Entries with chart source code
______________________________

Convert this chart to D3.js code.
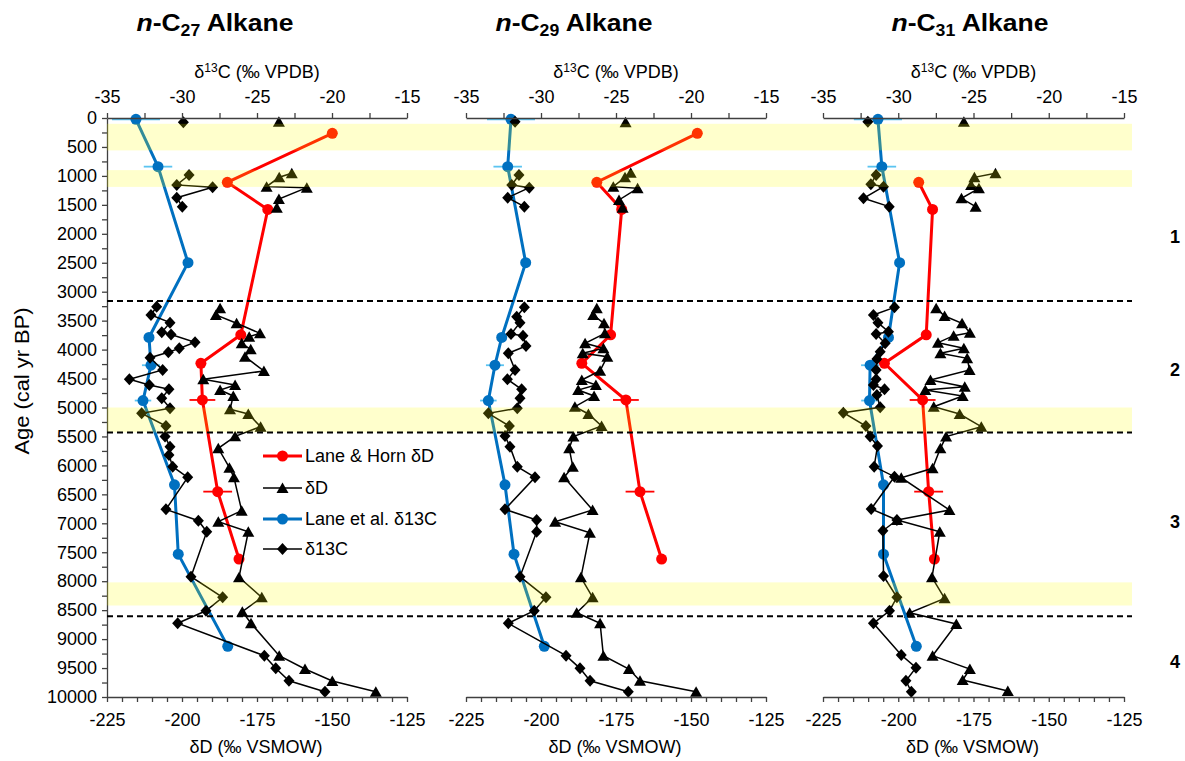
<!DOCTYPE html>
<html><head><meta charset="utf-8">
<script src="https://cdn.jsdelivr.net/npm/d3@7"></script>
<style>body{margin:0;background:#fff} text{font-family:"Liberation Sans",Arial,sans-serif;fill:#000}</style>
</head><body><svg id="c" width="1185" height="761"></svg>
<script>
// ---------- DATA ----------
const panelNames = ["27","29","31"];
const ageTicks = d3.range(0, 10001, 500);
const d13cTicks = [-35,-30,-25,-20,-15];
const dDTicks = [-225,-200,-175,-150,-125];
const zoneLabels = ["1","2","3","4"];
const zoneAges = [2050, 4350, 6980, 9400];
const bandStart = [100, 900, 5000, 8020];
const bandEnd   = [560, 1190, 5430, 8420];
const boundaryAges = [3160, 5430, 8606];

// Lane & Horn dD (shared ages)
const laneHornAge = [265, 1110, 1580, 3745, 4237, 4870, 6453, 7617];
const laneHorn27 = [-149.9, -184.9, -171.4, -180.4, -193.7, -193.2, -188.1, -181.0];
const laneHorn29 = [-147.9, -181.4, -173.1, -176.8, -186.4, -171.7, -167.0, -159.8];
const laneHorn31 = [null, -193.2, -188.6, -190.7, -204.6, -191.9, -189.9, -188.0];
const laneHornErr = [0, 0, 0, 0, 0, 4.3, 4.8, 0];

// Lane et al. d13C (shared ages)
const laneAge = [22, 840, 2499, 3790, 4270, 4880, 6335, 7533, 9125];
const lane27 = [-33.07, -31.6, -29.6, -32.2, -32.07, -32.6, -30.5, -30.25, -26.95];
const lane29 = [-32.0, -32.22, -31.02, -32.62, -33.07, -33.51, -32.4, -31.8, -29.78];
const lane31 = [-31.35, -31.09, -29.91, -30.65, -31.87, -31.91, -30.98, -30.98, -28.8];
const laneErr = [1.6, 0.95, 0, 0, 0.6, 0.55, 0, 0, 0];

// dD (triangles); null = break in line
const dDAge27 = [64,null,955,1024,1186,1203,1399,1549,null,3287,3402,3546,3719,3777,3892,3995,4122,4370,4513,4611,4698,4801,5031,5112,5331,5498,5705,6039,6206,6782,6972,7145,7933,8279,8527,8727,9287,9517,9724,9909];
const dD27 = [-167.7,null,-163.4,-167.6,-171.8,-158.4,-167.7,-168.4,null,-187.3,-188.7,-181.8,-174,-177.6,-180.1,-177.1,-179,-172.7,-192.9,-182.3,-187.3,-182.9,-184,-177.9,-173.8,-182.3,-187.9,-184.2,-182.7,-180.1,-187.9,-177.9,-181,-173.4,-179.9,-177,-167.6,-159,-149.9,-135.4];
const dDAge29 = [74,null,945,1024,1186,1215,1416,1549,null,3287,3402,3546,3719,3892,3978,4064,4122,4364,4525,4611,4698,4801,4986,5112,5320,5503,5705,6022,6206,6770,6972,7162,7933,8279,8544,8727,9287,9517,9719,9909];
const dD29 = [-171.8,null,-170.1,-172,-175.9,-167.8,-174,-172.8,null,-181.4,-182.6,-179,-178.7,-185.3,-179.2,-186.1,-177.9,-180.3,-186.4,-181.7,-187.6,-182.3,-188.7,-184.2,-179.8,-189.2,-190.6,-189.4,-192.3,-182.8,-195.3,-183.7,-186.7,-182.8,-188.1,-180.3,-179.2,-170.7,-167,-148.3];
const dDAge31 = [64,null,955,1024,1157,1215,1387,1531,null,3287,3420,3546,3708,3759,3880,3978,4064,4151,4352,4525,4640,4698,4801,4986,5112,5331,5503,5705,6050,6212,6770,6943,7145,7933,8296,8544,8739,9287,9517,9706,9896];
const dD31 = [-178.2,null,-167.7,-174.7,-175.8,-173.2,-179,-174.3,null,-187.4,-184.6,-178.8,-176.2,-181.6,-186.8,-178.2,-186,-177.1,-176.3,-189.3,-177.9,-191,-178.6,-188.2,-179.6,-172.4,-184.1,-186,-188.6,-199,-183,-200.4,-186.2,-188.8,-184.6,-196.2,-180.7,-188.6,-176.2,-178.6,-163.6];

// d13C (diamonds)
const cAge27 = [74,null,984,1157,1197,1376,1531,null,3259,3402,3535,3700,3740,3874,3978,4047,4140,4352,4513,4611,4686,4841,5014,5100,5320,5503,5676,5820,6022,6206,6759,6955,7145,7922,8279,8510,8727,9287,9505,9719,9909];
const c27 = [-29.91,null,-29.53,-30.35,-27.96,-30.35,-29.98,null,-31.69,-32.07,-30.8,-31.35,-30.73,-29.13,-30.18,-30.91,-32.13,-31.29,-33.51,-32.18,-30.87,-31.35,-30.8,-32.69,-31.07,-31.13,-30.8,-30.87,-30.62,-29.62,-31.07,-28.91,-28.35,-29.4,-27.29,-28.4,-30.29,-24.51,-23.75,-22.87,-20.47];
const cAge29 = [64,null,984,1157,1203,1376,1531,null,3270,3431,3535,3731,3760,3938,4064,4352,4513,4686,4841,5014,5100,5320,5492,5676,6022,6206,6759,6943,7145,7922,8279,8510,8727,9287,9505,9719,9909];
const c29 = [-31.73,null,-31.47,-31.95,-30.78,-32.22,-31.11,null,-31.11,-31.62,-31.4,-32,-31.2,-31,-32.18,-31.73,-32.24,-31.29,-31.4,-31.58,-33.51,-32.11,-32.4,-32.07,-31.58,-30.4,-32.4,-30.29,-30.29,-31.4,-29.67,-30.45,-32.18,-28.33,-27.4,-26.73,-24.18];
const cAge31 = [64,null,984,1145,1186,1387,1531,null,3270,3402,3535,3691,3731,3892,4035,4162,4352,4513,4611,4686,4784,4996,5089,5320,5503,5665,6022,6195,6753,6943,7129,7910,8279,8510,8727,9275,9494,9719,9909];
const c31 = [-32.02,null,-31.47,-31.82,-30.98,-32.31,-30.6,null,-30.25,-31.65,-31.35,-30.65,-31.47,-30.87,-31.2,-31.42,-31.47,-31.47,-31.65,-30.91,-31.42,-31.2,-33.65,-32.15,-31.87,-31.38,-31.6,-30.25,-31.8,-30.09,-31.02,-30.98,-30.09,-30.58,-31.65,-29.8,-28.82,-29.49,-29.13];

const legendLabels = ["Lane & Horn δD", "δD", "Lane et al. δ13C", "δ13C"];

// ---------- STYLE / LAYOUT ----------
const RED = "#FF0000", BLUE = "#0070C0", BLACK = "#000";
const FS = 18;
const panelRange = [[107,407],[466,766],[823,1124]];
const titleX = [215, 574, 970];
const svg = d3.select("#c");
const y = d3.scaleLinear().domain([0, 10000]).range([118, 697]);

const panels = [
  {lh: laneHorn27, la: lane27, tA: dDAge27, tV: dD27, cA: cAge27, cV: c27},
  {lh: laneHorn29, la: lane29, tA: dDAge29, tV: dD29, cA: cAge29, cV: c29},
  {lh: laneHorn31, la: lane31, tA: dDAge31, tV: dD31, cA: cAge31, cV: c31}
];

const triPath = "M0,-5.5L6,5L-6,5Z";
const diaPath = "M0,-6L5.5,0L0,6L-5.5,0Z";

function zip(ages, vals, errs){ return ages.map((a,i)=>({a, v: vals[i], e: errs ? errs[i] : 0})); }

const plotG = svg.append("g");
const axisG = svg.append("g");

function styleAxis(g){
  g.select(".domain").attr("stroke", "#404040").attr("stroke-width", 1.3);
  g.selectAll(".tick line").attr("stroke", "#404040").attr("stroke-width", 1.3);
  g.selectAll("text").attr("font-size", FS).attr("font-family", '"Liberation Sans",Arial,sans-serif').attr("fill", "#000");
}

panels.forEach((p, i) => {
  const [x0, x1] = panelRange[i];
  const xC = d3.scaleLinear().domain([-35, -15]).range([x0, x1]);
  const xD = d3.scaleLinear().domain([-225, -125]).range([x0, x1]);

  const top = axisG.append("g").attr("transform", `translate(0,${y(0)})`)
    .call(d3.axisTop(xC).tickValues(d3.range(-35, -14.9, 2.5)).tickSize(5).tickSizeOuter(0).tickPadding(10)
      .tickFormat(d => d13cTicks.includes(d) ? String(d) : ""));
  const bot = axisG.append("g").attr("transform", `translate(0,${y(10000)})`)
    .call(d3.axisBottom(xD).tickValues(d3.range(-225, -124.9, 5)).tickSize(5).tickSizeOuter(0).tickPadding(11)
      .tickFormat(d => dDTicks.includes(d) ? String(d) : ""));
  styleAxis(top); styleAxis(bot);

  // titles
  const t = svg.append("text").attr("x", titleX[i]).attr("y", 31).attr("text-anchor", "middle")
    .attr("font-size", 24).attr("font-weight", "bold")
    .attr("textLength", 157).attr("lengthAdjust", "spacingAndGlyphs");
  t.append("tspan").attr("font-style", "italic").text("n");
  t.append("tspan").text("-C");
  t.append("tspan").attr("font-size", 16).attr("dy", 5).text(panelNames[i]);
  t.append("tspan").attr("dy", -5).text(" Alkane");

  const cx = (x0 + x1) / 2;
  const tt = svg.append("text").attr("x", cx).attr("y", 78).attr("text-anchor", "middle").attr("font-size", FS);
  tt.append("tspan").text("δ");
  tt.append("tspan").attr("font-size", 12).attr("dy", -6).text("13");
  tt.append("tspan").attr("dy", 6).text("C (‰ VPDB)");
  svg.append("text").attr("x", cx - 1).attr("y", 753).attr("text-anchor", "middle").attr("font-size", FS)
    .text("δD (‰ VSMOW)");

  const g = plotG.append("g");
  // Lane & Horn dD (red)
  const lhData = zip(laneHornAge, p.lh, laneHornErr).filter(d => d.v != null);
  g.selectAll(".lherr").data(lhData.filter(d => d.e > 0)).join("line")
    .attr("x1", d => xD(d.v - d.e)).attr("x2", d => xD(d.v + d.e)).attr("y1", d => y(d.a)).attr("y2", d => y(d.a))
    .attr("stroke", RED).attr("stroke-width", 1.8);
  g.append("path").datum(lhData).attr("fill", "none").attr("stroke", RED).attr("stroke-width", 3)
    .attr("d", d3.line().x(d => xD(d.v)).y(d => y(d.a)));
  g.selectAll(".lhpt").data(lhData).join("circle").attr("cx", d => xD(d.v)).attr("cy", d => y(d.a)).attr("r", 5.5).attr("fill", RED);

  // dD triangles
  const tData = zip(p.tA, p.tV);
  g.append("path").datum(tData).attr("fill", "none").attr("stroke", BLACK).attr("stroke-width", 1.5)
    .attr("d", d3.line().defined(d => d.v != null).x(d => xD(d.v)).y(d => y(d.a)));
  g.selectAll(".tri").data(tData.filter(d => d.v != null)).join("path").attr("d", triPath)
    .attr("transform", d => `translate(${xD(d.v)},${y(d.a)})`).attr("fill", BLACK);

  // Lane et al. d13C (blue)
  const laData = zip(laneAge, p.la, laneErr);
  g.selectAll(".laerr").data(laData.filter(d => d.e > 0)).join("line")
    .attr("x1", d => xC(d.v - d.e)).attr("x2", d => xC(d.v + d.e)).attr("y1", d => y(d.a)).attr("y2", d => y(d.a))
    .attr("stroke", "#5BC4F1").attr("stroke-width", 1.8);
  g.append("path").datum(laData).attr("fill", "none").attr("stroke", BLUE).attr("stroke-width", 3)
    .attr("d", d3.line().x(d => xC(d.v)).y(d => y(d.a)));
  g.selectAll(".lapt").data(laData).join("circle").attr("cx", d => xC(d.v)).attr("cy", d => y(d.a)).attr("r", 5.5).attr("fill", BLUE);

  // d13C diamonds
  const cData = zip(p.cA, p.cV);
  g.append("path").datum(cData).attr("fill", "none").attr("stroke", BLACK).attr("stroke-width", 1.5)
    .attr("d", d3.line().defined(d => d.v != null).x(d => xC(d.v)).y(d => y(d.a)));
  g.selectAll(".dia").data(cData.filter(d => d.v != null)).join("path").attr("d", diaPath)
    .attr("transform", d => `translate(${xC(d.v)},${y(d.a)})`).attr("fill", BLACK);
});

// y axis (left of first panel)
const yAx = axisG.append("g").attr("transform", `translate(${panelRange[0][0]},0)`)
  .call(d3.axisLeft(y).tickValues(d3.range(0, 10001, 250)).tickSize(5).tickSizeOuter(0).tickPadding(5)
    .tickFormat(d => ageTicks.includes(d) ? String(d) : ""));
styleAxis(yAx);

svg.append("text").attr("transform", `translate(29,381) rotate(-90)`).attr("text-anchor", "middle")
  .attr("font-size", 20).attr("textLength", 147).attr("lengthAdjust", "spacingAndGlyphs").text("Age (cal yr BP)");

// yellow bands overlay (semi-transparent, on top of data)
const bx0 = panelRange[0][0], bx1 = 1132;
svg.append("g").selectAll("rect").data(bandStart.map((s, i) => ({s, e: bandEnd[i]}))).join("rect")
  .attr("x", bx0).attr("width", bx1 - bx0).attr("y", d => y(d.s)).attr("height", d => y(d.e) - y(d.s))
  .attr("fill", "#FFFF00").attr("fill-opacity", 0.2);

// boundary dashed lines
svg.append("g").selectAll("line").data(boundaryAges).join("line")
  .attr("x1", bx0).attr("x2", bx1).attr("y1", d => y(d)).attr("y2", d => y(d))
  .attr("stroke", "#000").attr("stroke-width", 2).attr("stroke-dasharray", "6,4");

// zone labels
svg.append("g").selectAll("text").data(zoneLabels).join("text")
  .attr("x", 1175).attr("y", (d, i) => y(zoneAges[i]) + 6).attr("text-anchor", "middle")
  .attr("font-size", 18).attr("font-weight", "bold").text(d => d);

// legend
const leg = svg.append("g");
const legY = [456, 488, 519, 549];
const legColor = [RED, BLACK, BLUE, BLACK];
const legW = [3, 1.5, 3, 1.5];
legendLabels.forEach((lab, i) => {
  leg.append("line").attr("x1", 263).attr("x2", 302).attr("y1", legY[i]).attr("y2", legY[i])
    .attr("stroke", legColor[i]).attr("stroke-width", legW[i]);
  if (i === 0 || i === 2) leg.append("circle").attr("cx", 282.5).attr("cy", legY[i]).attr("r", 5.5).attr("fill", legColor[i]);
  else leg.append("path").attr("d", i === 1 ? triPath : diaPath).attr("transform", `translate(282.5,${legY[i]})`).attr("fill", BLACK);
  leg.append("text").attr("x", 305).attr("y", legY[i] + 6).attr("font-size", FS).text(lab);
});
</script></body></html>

______________________________

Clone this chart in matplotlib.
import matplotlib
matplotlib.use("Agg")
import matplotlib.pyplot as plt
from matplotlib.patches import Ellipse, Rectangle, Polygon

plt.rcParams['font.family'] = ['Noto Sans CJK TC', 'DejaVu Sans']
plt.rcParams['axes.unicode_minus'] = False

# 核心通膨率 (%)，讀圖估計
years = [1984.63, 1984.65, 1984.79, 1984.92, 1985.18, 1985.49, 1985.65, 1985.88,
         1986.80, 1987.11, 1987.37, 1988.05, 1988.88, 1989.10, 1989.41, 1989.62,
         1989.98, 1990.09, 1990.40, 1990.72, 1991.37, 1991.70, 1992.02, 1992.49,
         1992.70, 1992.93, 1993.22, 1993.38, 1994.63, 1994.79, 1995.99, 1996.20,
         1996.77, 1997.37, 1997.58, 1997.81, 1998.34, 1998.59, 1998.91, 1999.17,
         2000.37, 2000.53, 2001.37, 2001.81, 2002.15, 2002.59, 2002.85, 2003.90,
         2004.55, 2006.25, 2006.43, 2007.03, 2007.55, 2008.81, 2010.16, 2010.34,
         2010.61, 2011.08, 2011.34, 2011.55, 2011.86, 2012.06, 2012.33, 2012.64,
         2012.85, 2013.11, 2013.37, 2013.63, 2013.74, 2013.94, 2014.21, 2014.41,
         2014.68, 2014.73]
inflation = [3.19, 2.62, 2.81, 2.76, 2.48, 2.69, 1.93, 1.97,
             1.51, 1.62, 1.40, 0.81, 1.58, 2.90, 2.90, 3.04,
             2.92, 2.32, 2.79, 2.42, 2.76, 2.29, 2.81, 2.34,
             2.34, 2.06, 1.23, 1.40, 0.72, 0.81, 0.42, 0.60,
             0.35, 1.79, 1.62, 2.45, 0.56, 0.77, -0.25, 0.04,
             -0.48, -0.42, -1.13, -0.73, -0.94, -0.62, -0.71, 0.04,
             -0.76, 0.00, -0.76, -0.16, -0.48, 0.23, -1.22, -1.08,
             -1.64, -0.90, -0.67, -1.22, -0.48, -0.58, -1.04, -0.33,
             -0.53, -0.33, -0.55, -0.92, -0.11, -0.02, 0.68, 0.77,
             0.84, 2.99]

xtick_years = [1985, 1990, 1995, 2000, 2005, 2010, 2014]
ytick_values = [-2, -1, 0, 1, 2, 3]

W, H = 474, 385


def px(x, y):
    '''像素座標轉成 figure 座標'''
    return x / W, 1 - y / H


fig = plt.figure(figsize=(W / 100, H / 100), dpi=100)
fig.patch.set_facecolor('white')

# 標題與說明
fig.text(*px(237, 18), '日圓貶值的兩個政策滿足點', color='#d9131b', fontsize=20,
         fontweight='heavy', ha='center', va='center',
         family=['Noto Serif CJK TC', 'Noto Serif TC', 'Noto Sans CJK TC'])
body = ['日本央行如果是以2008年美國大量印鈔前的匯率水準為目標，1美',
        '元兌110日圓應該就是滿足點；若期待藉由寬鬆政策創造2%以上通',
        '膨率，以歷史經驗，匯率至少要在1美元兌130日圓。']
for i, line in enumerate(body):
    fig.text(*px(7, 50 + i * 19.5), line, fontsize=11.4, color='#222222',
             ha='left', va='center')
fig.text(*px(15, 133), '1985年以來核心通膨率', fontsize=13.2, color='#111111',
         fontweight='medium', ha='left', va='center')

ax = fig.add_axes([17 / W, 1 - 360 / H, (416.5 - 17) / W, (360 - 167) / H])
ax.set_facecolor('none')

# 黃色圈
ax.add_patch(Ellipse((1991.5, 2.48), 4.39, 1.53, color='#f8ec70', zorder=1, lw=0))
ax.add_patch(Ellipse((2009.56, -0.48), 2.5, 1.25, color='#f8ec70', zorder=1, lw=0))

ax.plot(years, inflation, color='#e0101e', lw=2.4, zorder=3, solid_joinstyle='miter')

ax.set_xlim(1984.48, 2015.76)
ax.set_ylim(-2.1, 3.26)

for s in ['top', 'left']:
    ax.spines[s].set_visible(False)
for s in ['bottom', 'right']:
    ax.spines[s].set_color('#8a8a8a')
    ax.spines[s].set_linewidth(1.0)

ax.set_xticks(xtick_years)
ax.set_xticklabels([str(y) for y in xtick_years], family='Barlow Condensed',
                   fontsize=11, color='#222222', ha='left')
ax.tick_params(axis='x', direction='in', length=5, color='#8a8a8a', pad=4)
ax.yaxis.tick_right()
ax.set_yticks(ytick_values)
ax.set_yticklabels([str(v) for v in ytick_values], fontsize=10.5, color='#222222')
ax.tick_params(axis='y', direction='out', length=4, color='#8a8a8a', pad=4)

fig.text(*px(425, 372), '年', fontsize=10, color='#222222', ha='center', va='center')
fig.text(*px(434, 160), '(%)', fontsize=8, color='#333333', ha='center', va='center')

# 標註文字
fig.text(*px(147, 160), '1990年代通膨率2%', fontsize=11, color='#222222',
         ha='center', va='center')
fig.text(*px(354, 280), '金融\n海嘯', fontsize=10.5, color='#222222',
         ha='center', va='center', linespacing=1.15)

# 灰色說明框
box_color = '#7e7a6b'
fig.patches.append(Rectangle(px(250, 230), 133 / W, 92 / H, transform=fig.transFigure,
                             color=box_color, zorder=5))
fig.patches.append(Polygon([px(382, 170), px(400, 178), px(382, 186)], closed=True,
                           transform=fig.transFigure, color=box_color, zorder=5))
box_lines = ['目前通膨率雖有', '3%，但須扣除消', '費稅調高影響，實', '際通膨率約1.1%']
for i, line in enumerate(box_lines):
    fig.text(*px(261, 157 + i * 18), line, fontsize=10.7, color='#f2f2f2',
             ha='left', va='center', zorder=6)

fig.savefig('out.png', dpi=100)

______________________________

• _Written request_: From the records above, give again only the part that opens with the line containing "Convert this chart to D3.js code." and closes with the line containing "0.55, 0, 0, 0];". Keep both ends but drop the pictures.

• _Finished exercise_:
Convert this chart to D3.js code.
<!DOCTYPE html>
<html><head><meta charset="utf-8">
<script src="https://cdn.jsdelivr.net/npm/d3@7"></script>
<style>body{margin:0;background:#fff} text{font-family:"Liberation Sans",Arial,sans-serif;fill:#000}</style>
</head><body><svg id="c" width="1185" height="761"></svg>
<script>
// ---------- DATA ----------
const panelNames = ["27","29","31"];
const ageTicks = d3.range(0, 10001, 500);
const d13cTicks = [-35,-30,-25,-20,-15];
const dDTicks = [-225,-200,-175,-150,-125];
const zoneLabels = ["1","2","3","4"];
const zoneAges = [2050, 4350, 6980, 9400];
const bandStart = [100, 900, 5000, 8020];
const bandEnd   = [560, 1190, 5430, 8420];
const boundaryAges = [3160, 5430, 8606];

// Lane & Horn dD (shared ages)
const laneHornAge = [265, 1110, 1580, 3745, 4237, 4870, 6453, 7617];
const laneHorn27 = [-149.9, -184.9, -171.4, -180.4, -193.7, -193.2, -188.1, -181.0];
const laneHorn29 = [-147.9, -181.4, -173.1, -176.8, -186.4, -171.7, -167.0, -159.8];
const laneHorn31 = [null, -193.2, -188.6, -190.7, -204.6, -191.9, -189.9, -188.0];
const laneHornErr = [0, 0, 0, 0, 0, 4.3, 4.8, 0];

// Lane et al. d13C (shared ages)
const laneAge = [22, 840, 2499, 3790, 4270, 4880, 6335, 7533, 9125];
const lane27 = [-33.07, -31.6, -29.6, -32.2, -32.07, -32.6, -30.5, -30.25, -26.95];
const lane29 = [-32.0, -32.22, -31.02, -32.62, -33.07, -33.51, -32.4, -31.8, -29.78];
const lane31 = [-31.35, -31.09, -29.91, -30.65, -31.87, -31.91, -30.98, -30.98, -28.8];
const laneErr = [1.6, 0.95, 0, 0, 0.6, 0.55, 0, 0, 0];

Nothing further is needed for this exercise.